Si è conclusa la 41esima edizione di Santarcangelo festival internazionale del teatro in piazza diretta da Ermanna Montanari/Teatro delle Albe con il coordinamento critico-organizzativo formato da Silvia Bottiroli, Rodolfo Sacchettini e Cristina Ventrucci. Il festival, centrato sulla figura paradossale dell’attore, ha in questo modo chiuso il triennio inaugurato nel 2009 dalla direzione di Chiara Guidi/Socìetas Raffaello Sanzio e proseguito nel 2010 con la direzione di Enrico Casagrande/Motus.

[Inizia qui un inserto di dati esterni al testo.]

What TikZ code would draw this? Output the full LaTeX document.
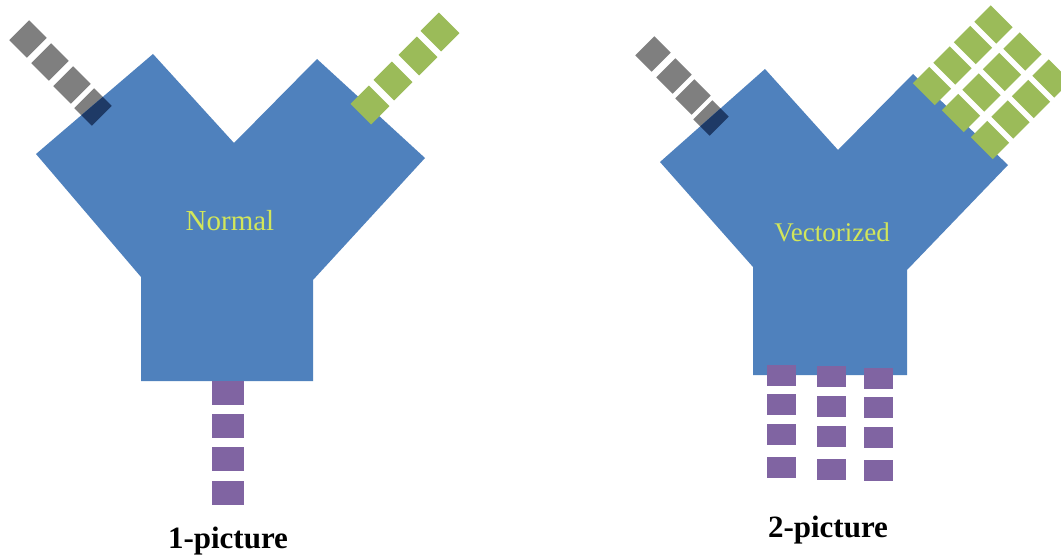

Con essa termina anche Eresia della felicità, una creazione a cielo aperto con duecento adolescenti provenienti da Italia, Belgio, Senegal, Brasile e Stati Uniti, tutti luoghi dove il Teatro delle Albe ha portato quella singolare pratica teatral-pedagogica che è la non-scuola. Per dieci giorni migliaia di testimoni hanno assistito alla costruzione, diretta da Marco Martinelli insieme alle guide della non-scuola, di un’opera dai versi del poeta russo Vladimir Majakovskij. Un’avventura conclusasi con un’incursione felicemente eretica degli adolescenti in maglietta gialla e dei testimoni fra le strade di Santarcangelo.
I molti
Non so mai bene cosa succede con i molti. La non-scuola (nelle sue varianti, Arrevuoto a Napoli e Scampia, Capusutta a Lamezia Terme, etc.) si confronta da sempre con i molti. Si mette a specchio con i molti. I molti sono una particolare forma di ebbrezza. I molti sono una libertà raramente concessa al teatro contemporaneo. I molti sono l’anarchia possibile, imprevista, la sorpresa che rompe il disegno registico. I molti restituiscono senso alla regia, sanno come metterla in riga, la regia, che altro non è che lasciar spazio all’inatteso. I molti sono il plotone che gioioso si sottomette a se stesso, felicità dell’essere coro, non solo riuniti con l’altro, ma addirittura uno con esso. I molti cantano e danzano, pestano e strepitano, schiamazzo di ranocchi mascherati. I molti qui sono i piccoli. Bambini pieni di grazia, adolescenti sgraziati in bilico tra l’età dell’oro e l’età del grigio (per questo, forse, ancor più commoventi). I molti definiscono un cerchio dove lo schiavo diventa libero, dove s’infrangono le rigide, ostili delimitazioni che la necessità, l’arbitrio e la moda sfacciata hanno stabilite tra i viventi. I molti imbracceranno le parole crepitanti del poeta Vladimir Majakovskij, quando lui pure era un giovane ribelle, e sentiva la tempesta nell’aria. I molti arriveranno nello spazio-stadio dello Sferisterio di Santarcangelo da diverse parti dell’Italia e del mondo, come un’epidemia, parola che alla lettera significa “l’arrivo nel paese”.